De Lama’s (2004-2008)

11-12-2025
leestijd 9 minuten
De Lama's

De Lama's en Guus Meeuwis

© BNNVARA

Met De Lama’s scoorde BNN zijn eerste grote hit. En dat terwijl aanvankelijk niemand het idee zag zitten.

‘Ik liep al jaren rond met het idee om een improvisatieshow te maken voor de Nederlandse televisie. Een soort Whose line is it anyway? van de BBC.’ Tino Stuij had opgemerkt dat een dergelijk programma, dat elementen van een spelshow met theatersport combineerde, hier nog niet bestond. Bij verschillende mensen had Stuij – nu creatief leider bij de KRO, maar begin deze eeuw programmamanager bij RTL – een balletje opgegooid, maar tevergeefs. Ook Paul de Leeuw, volgens Stuij ‘dé man voor improvisatie’, zag er niks in. ‘Tino kwam langs met een videoband van Whose line is it anyway?’ herinnert Marc Pos zich, destijds creatief directeur bij De Leeuws productiebedrijf Marat TV. ‘Of we dat niet in Nederland moesten maken. Maar Paul had nogal wat vrees of het zou lukken.’ Niet gek, vindt Pos. ‘Het was niet een kwestie van een paar goede mensen casten. Je moet hun het improviseren leren, zorgvuldig, en in de juiste setting.’ In 2001 stapte Stuij over naar BNN. Daar viel het idee wel in de smaak.
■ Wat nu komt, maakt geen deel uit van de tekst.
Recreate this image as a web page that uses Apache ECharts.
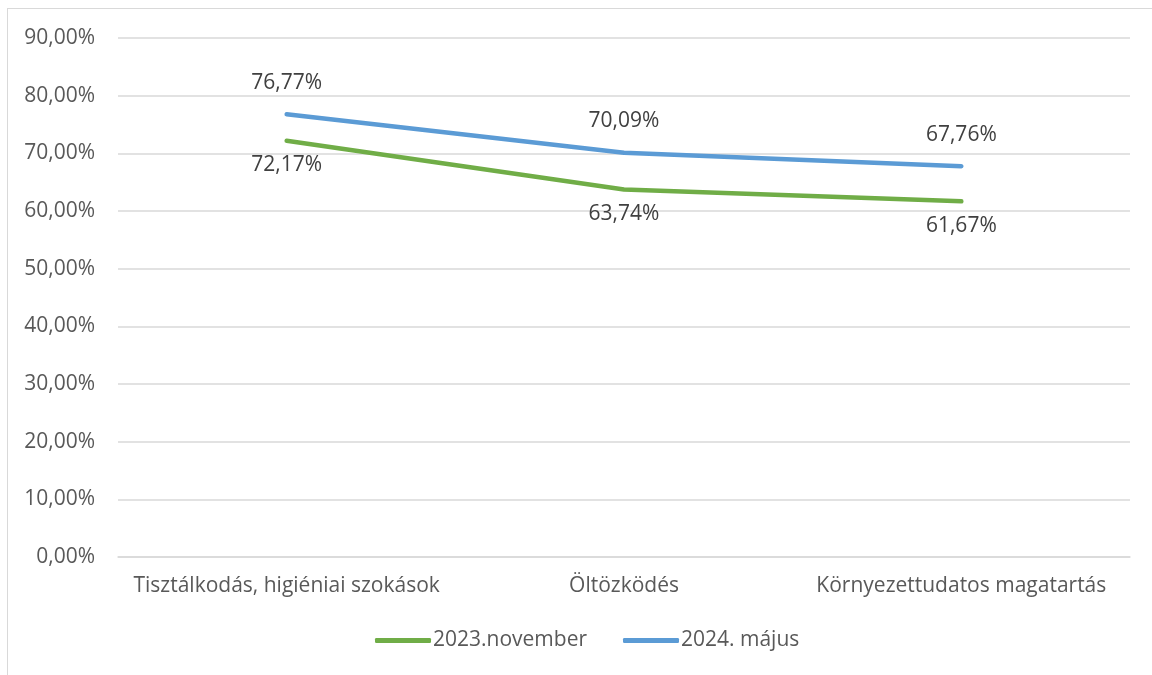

Maarten van Dijk en Gerard Timmer, respectievelijk hoofd televisie en voorzitter van de jongerenomroep, besloten geld vrij te maken voor verkennende audities. Want beschikte Nederland – dat behalve theatergroep Op Sterk Water amper een improvisatietraditie kende – wel over het juiste talent? Patrick Lodiers, een presentator die onder meer Je zal het maar hebben deed, werd met Stuij op het project gezet. De twee begonnen met het opstellen van een lijst. ‘We schreven de namen op van alle grappige mensen die we kenden,’ vertelt Lodiers, nu voorzitter van BNN. ‘Zelfs Kees van Kooten stond erbij.’ Niet veel later stapte een derde persoon in: Tijl Beckand. Beckand, die comedyoptredens boekte voor impresariaat Mojo, had een groot netwerk onder cabaretiers en stand-upcomedians. ‘Hij kwam met namen op de proppen van veel onbekenden. Van Ruben Nicolai had ik bijvoorbeeld nog nooit gehoord.’
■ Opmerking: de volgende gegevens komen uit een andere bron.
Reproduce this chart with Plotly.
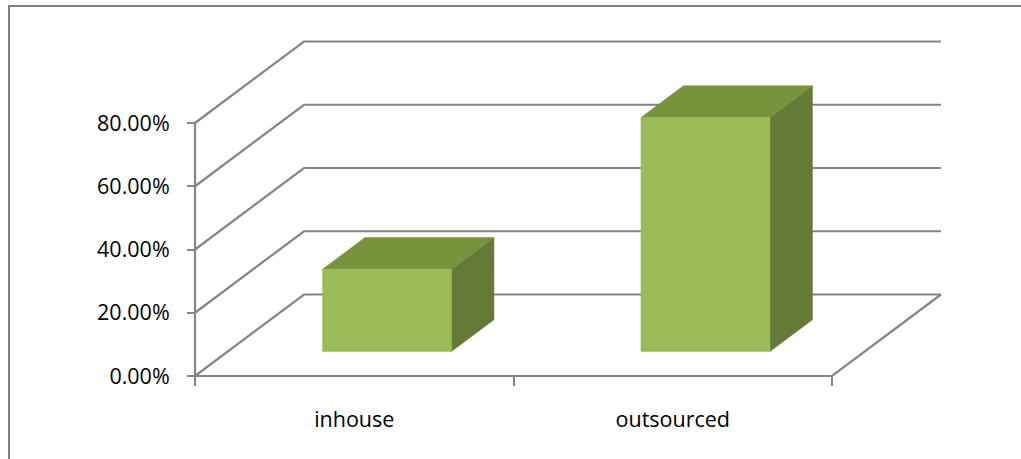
import plotly.graph_objects as go

# ---- data ----
categories = ["inhouse", "outsourced"]
shares = [0.26, 0.74]
value_ticks = [0.0, 0.2, 0.4, 0.6, 0.8]

# ---- canvas / projection settings ----
W, H = 1021, 459
ORIGIN_X, ORIGIN_Y = 195, 376   # front-plane origin (pixels)
CAT_PX = 318.5                  # pixels per category band
UNIT_PX = 316.25                # pixels per 100 %

DEPTH_U = 109 / CAT_PX          # depth offset along x (axis units)
DEPTH_V = 81.5 / UNIT_PX        # depth offset along y (axis units)
BAR_WIDTH = 0.405
BAR_FRONT, BAR_BACK = 0.30, 0.69

FACE_FRONT = "#9BBB59"
FACE_TOP = "#77933C"
FACE_SIDE = "#657A37"
GRID = "#858585"
FONT = dict(family="Open Sans, sans-serif", size=21.5, color="#000000")

fig = go.Figure()


def add_line(xs, ys, color=GRID, width=2.2):
    fig.add_trace(go.Scatter(x=xs, y=ys, mode="lines",
                             line=dict(color=color, width=width),
                             hoverinfo="skip", showlegend=False))


def add_face(xs, ys, color):
    fig.add_trace(go.Scatter(x=xs + [xs[0]], y=ys + [ys[0]], mode="lines",
                             fill="toself", fillcolor=color,
                             line=dict(color=color, width=0.5),
                             hoverinfo="skip", showlegend=False))


n = len(categories)

# side wall diagonals and back wall lines for each value tick
for v in value_ticks:
    add_line([0, DEPTH_U, n + DEPTH_U], [v, v + DEPTH_V, v + DEPTH_V])

# floor: front edge and right edge
add_line([0, n, n + DEPTH_U], [0, 0, DEPTH_V])
# front value axis
add_line([0, 0], [0, value_ticks[-1]])

# 3D bars
for i, v in enumerate(shares):
    xl = i + 0.5 - BAR_WIDTH / 2
    xr = i + 0.5 + BAR_WIDTH / 2
    fu, fv = BAR_FRONT * DEPTH_U, BAR_FRONT * DEPTH_V
    bu, bv = BAR_BACK * DEPTH_U, BAR_BACK * DEPTH_V
    # right side
    add_face([xr + fu, xr + bu, xr + bu, xr + fu],
             [fv, bv, bv + v, fv + v], FACE_SIDE)
    # top
    add_face([xl + fu, xr + fu, xr + bu, xl + bu],
             [fv + v, fv + v, bv + v, bv + v], FACE_TOP)
    # front
    add_face([xl + fu, xr + fu, xr + fu, xl + fu],
             [fv, fv, fv + v, fv + v], FACE_FRONT)

x_range = [-ORIGIN_X / CAT_PX, (W - ORIGIN_X) / CAT_PX]
y_range = [-(H - ORIGIN_Y) / UNIT_PX, ORIGIN_Y / UNIT_PX]

fig.update_layout(
    width=W, height=H,
    margin=dict(l=0, r=0, t=0, b=0),
    paper_bgcolor="white", plot_bgcolor="white",
    font=FONT,
    xaxis=dict(range=x_range, anchor="free", position=(H - ORIGIN_Y) / H,
               showgrid=False, zeroline=False, showline=False,
               tickvals=list(range(n + 1)), ticktext=[""] * (n + 1),
               ticks="outside", ticklen=9, tickwidth=2.2, tickcolor=GRID,
               fixedrange=True),
    xaxis2=dict(range=x_range, overlaying="x", anchor="free",
                position=(H - ORIGIN_Y) / H, side="bottom",
                showgrid=False, zeroline=False, showline=False,
                tickvals=[i + 0.5 for i in range(n)], ticktext=categories,
                ticks="", ticklabelstandoff=28, tickfont=FONT,
                fixedrange=True),
    yaxis=dict(range=y_range, anchor="free", position=ORIGIN_X / W,
               showgrid=False, zeroline=False, showline=False,
               tickvals=value_ticks, tickformat=".2%",
               ticks="outside", ticklen=8, tickwidth=2.2, tickcolor=GRID,
               ticklabelstandoff=13, tickfont=FONT, fixedrange=True),
    shapes=[dict(type="rect", xref="paper", yref="paper",
                 x0=9 / W, x1=1.05, y0=-0.05, y1=1 - 6 / H,
                 line=dict(color="#7F7F7F", width=2), layer="below")],
)

# invisible trace so the category axis is rendered
fig.add_trace(go.Scatter(x=[0.5], y=[0], xaxis="x2", mode="markers",
                         marker=dict(opacity=0), hoverinfo="skip",
                         showlegend=False))

fig.write_html("out.html")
De opkomst voor de audities was groot. Verdeeld over een stuk of vier rondes ontvingen Stuij en Lodiers begin 2003 bijkans tout acterend Nederland in de bar van het BNN-gebouw in Hilversum. Arie Koomen, helft van cabaretduo Arie & Silvester, kwam ook langs. ‘Ik was op vakantie in Frankrijk toen ik werd gebeld door Tijl,’ herinnert Koomen zich. ‘Ik stond toen niet zo te happen op tv-werk, maar ik heb toch geauditeerd. Dat deden heel veel mensen. Jim Speelmans zou meedoen, Martijn Oosterhuis. Ook Egbert Jan Weeber en Peggy Jane de Schepper zaten er op het laatst dicht tegenaan, maar die konden het moeilijk combineren met hun agenda.’ Leden van improvisatiegroep Op Sterk Water, die Stuij adviseerden bij het project, deden eveneens auditie. ‘Arjen Lubach wilde ik heel graag hebben,’ zegt Stuij. ‘Maar Op Sterk Water wilde iets anders dan ik.’ De initiatiefnemer stond televisie voor ogen die draaide om de lach. Het moest niet goed gedáán zijn, het moest gráppig zijn. ‘Theatersporters wilden echt theater maken, een scène spelen. Die wilden een heel keukenkastje uitbeelden. Ik wilde iemand die het deurtje eruit trok.’

Na ongeveer twee maanden viel de keus op vier cabaretiers: Arie Koomen en – onbekender – Martijn Oosterhuis, Kristel Zweers en Ruben Nicolai. ‘Ze waren getypecast,’ zegt Stuij. ‘Ruben was de mooie jongen, Arie de rare gast, we hadden een meisje, en Martijn sprak een intellectueel publiek aan.’ Een lange periode van repeteren begon. Stuij: ‘Ik heb gezegd: ik wil hier een jaar lang aan werken. Om spelgeheugen te kweken, zodat iedereen alle rollen en alle emoties al eens heeft gehad. Daarom waren De Lama’s vanaf het begin zo goed.’ Eenmaal per week, aan het eind van de middag, kwam de groep bij elkaar voor sessies van vijf à zes uur.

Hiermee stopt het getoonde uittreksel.